Most organizations have different strategies for integrating document management processes into their operations. It may be a corporate strategy, an IT strategy or a specific document strategy.

However, few organizations have a dedicated document strategy. As a result, most documents moving through an organization don’t effectively foster corporate objectives.

“Most document management strategies include these basic elements: increasing revenue and customer satisfaction while decreasing costs,” says Matthew J. Brooke, solutions analyst at Toshiba Business Solutions.

Smart Business spoke with Brooke about how to develop a strategy that attacks those three elements.

What steps need to be taken for a company to move into a document imaging solution?

The first step is to recognize what kind of document related challenges and processes an organization is experiencing. If a company decides that it needs some type of organization of its documents, and understands that moving documents throughout the enterprise via a paper-based process is costing money, then there is some type of pain.

According to statistics from Cooper’s and Lybrand, an average office makes 19 copies of each document, spends $20 on labor for filing each document, spends $120 searching for each misfiled document, loses one out of 20 office documents, and spends $250 on document recreation.

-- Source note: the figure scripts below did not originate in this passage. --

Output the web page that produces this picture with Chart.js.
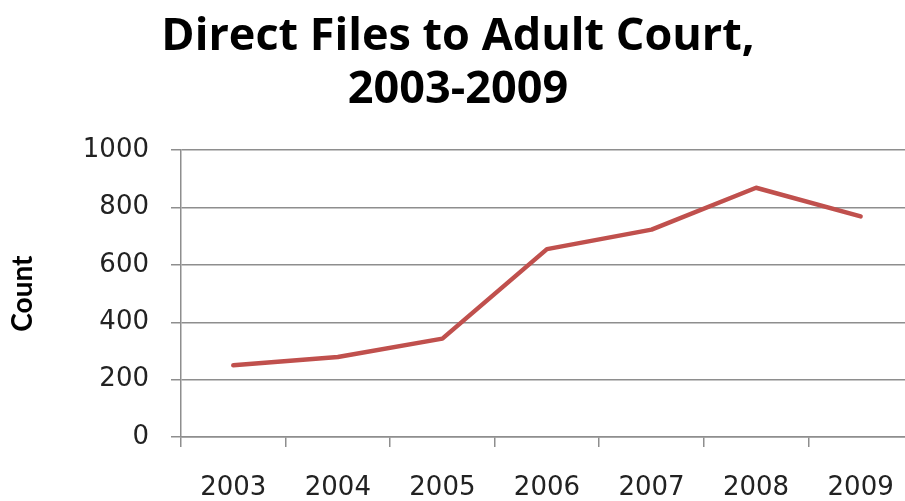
<!DOCTYPE html>
<html>
<head>
<meta charset="utf-8">
<script src="https://cdn.jsdelivr.net/npm/chart.js@4/dist/chart.umd.min.js"></script>
<style>
  html, body { margin: 0; padding: 0; background: #fff; overflow: hidden; }
  #wrap { width: 920px; height: 520px; position: relative; }
</style>
</head>
<body>
<div id="wrap"><canvas id="results"></canvas></div>
<script>
'use strict';

// chart data
var years = ['2003', '2004', '2005', '2006', '2007', '2008', '2009'];
var directFiles = [250, 279, 343, 655, 723, 869, 769];
var titleLines = ['Direct Files to Adult Court,', '2003-2009'];
var yAxisLabel = 'Count';

var gridColor = '#8e8e8e';
var tickFont = { family: 'DejaVu Sans', size: 26 };

createLineChart(years, directFiles);

// creates the chart with provided data
function createLineChart(labels, values) {
  var c = document.getElementById('results');
  var context = c.getContext('2d');

  var results = new Chart(context, {
    type: 'line',
    data: {
      labels: labels,
      datasets: [{
        label: 'Direct Files',
        data: values,
        fill: false,
        tension: 0,
        borderColor: '#c0504d',
        borderWidth: 4.5,
        borderJoinStyle: 'round',
        borderCapStyle: 'round',
        pointRadius: 0
      }]
    },
    options: {
      responsive: true,
      maintainAspectRatio: false,
      animation: false,
      layout: { padding: { left: 0, right: 4, top: 0, bottom: 0 } },
      plugins: {
        legend: { display: false },
        tooltip: { enabled: false },
        title: {
          display: true,
          text: titleLines,
          color: '#000',
          font: { family: 'Open Sans', size: 45, weight: 'bold', lineHeight: 1.18 },
          padding: { top: 11, bottom: 33 }
        }
      },
      scales: {
        x: {
          offset: true,
          grid: {
            offset: true,
            drawOnChartArea: false,
            color: gridColor,
            lineWidth: 1.5,
            tickLength: 10
          },
          border: { color: gridColor, width: 1.5 },
          ticks: { color: '#222', font: tickFont, padding: 26, maxRotation: 0 },
          afterFit: function (scale) { scale.height = 83; }
        },
        y: {
          min: 0,
          max: 1000,
          ticks: {
            stepSize: 200,
            color: '#222',
            font: tickFont,
            padding: 22,
            callback: function (value) { return String(value); }
          },
          grid: { color: gridColor, lineWidth: 1.5, tickLength: 10 },
          border: { color: gridColor, width: 1.5 },
          title: {
            display: true,
            text: yAxisLabel,
            color: '#000',
            font: { family: 'Lato', size: 28, weight: 'bold' },
            padding: { top: 6, bottom: 20 }
          },
          afterFit: function (scale) { scale.width = 181; }
        }
      }
    }
  });
}
</script>
</body>
</html>
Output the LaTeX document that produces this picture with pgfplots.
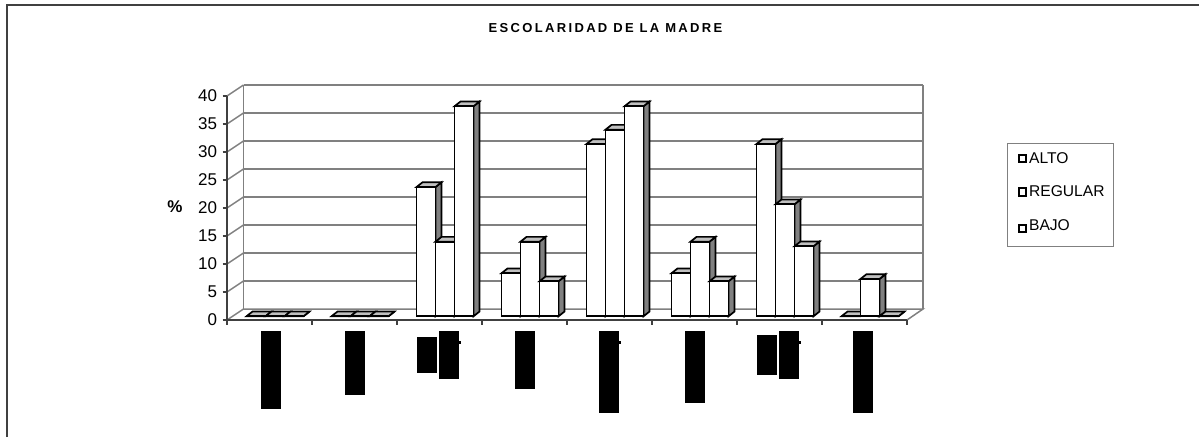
\documentclass[border=0pt]{standalone}
\usepackage{fontspec}
\setmainfont{Liberation Sans}
\newfontfamily\titlefont[LetterSpace=18]{Liberation Sans}
\usepackage{pgfplots}
\pgfplotsset{compat=1.18}
\definecolor{wallgray}{HTML}{808080}
\definecolor{topgray}{HTML}{C0C0C0}
\definecolor{axisdark}{HTML}{404040}
% one 3-D column: category (0-based), series (0,1,2), value in %
\newcommand{\tdbar}[3]{%
  \pgfmathsetmacro\xl{#1+0.5+0.0647+(#2-1.5)*0.2235}%
  \pgfmathsetmacro\xr{\xl+0.2235}%
  \pgfmathsetmacro\xlb{\xl+0.0706}%
  \pgfmathsetmacro\xrb{\xr+0.0706}%
  \pgfmathsetmacro\yb{0.66}%
  \pgfmathsetmacro\yt{0.66+#3}%
  \pgfmathsetmacro\ybb{\yb+0.85}%
  \pgfmathsetmacro\ytb{\yt+0.85}%
  \addplot[forget plot,draw=black,line width=1.7pt,fill=wallgray] coordinates {(\xr,\yb)(\xrb,\ybb)(\xrb,\ytb)(\xr,\yt)} --cycle;
  \addplot[forget plot,draw=black,line width=1.7pt,fill=topgray] coordinates {(\xl,\yt)(\xlb,\ytb)(\xrb,\ytb)(\xr,\yt)} --cycle;
  \addplot[forget plot,draw=black,line width=1.7pt,fill=white] coordinates {(\xl,\yb)(\xl,\yt)(\xr,\yt)(\xr,\yb)} --cycle;
}
\newcommand{\blk}[4]{\addplot[forget plot,draw=none,fill=black] coordinates {(#1,#3)(#2,#3)(#2,#4)(#1,#4)} --cycle;}
\begin{document}
\begin{tikzpicture}
\path[use as bounding box] (0,0) rectangle (1199pt,437pt);
% overlay in picture pixels: frame, walls, masked category labels
\begin{axis}[at={(0,0)},anchor=south west,scale only axis,width=1199pt,height=437pt,
  xmin=0,xmax=1199,ymin=0,ymax=437,y dir=reverse,hide axis,clip=false]
\addplot[forget plot,draw=axisdark,line width=2pt] coordinates {(6.5,437)(6.5,4.5)(1199,4.5)};
% back wall grid
\addplot[forget plot,draw=wallgray,line width=1.5pt] coordinates {(243.5,85)(923,85)};
\addplot[forget plot,draw=wallgray,line width=1.5pt] coordinates {(243.5,113)(923,113)};
\addplot[forget plot,draw=wallgray,line width=1.5pt] coordinates {(243.5,141)(923,141)};
\addplot[forget plot,draw=wallgray,line width=1.5pt] coordinates {(243.5,169)(923,169)};
\addplot[forget plot,draw=wallgray,line width=1.5pt] coordinates {(243.5,197)(923,197)};
\addplot[forget plot,draw=wallgray,line width=1.5pt] coordinates {(243.5,225)(923,225)};
\addplot[forget plot,draw=wallgray,line width=1.5pt] coordinates {(243.5,253)(923,253)};
\addplot[forget plot,draw=wallgray,line width=1.5pt] coordinates {(243.5,281)(923,281)};
\addplot[forget plot,draw=wallgray,line width=1.5pt] coordinates {(227,320)(243.5,309)(923,309)(907,320)};
\addplot[forget plot,draw=wallgray,line width=1.5pt] coordinates {(243.5,309)(243.5,85)};
\addplot[forget plot,draw=wallgray,line width=1.5pt] coordinates {(923,309)(923,85)};
\addplot[forget plot,draw=wallgray,line width=1.5pt] coordinates {(227,96)(243.5,85)};
\addplot[forget plot,draw=wallgray,line width=1.5pt] coordinates {(227,124)(243.5,113)};
\addplot[forget plot,draw=wallgray,line width=1.5pt] coordinates {(227,152)(243.5,141)};
\addplot[forget plot,draw=wallgray,line width=1.5pt] coordinates {(227,180)(243.5,169)};
\addplot[forget plot,draw=wallgray,line width=1.5pt] coordinates {(227,208)(243.5,197)};
\addplot[forget plot,draw=wallgray,line width=1.5pt] coordinates {(227,236)(243.5,225)};
\addplot[forget plot,draw=wallgray,line width=1.5pt] coordinates {(227,264)(243.5,253)};
\addplot[forget plot,draw=wallgray,line width=1.5pt] coordinates {(227,292)(243.5,281)};
% masked labels
\blk{261}{281}{331}{409}
\blk{345}{365}{331}{395}
\blk{417}{437}{337}{373}
\blk{439}{459}{331}{379}
\blk{515}{535}{331}{389}
\blk{599}{619}{331}{413}
\blk{685}{705}{331}{403}
\blk{757}{777}{335}{375}
\blk{779}{799}{331}{379}
\blk{853}{873}{331}{413}
\blk{459}{460.5}{340.5}{343.5}
\blk{619}{620.5}{340.5}{343.5}
\blk{799}{800.5}{340.5}{343.5}
\node[anchor=center,font=\titlefont\bfseries\fontsize{13}{15}\selectfont] at (axis cs:605.5,28) {ESCOLARIDAD DE LA MADRE};
\node[anchor=center,font=\bfseries\fontsize{17}{19}\selectfont] at (axis cs:175,207) {\%};
\end{axis}
% data axis: front plane of the chart
\begin{axis}[at={(227pt,117pt)},anchor=south west,scale only axis,width=680pt,height=224pt,
  xmin=0,xmax=8,ymin=0,ymax=40,clip=false,
  axis x line=bottom,axis y line=left,
  axis line style={-,draw=axisdark,line width=1.7pt},
  xtick={0,1,2,3,4,5,6,7,8},xticklabels={},
  ytick={0,5,10,15,20,25,30,35,40},
  tick align=outside,
  tick style={draw=axisdark,line width=1.4pt},
  major tick length=4.5pt,
  yticklabel style={font=\fontsize{17}{19}\selectfont,/pgf/number format/assume math mode=true,xshift=-2pt},
  legend style={at={(1.147,0.7915)},anchor=north west,draw=wallgray,line width=1.3pt,
    font=\fontsize{15.6}{18}\selectfont,inner xsep=7pt,inner ysep=7pt,row sep=17pt,
    /tikz/every even column/.append style={column sep=7pt}},
  legend cell align=left,
  legend image code/.code={\path[draw=none] (0pt,0pt) -- (4pt,0pt);\draw[draw=black,line width=2pt,fill=white] (4pt,-3.8pt) rectangle (11.5pt,3.8pt);}
]
\tdbar{0}{0}{0}\tdbar{0}{1}{0}\tdbar{0}{2}{0}
\tdbar{1}{0}{0}\tdbar{1}{1}{0}\tdbar{1}{2}{0}
\tdbar{2}{0}{23.08}\tdbar{2}{1}{13.33}\tdbar{2}{2}{37.5}
\tdbar{3}{0}{7.69}\tdbar{3}{1}{13.33}\tdbar{3}{2}{6.25}
\tdbar{4}{0}{30.77}\tdbar{4}{1}{33.33}\tdbar{4}{2}{37.5}
\tdbar{5}{0}{7.69}\tdbar{5}{1}{13.33}\tdbar{5}{2}{6.25}
\tdbar{6}{0}{30.77}\tdbar{6}{1}{20}\tdbar{6}{2}{12.5}
\tdbar{7}{0}{0}\tdbar{7}{1}{6.67}\tdbar{7}{2}{0}
\addlegendimage{black}\addlegendentry{ALTO}
\addlegendimage{black}\addlegendentry{REGULAR}
\addlegendimage{legend image code/.code={\path[draw=none] (0pt,-9.8pt) -- (4pt,-9.8pt);\draw[draw=black,line width=2pt,fill=white] (4pt,-3.8pt) rectangle (11.5pt,3.8pt);}}\addlegendentry[text depth=7.5pt]{BAJO}
\end{axis}
\end{tikzpicture}
\end{document}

If you put it together, you’ll see a lot of unnecessary costs.

Document solutions providers review business processes and related documents and offer businesses document process recommendations, which convert receivables to cash faster, cut costs and improve employee productivity and customer satisfaction.

Virtually every type of business that is filing hard copy documents will experience an immediate return on investment with an electronic document management system.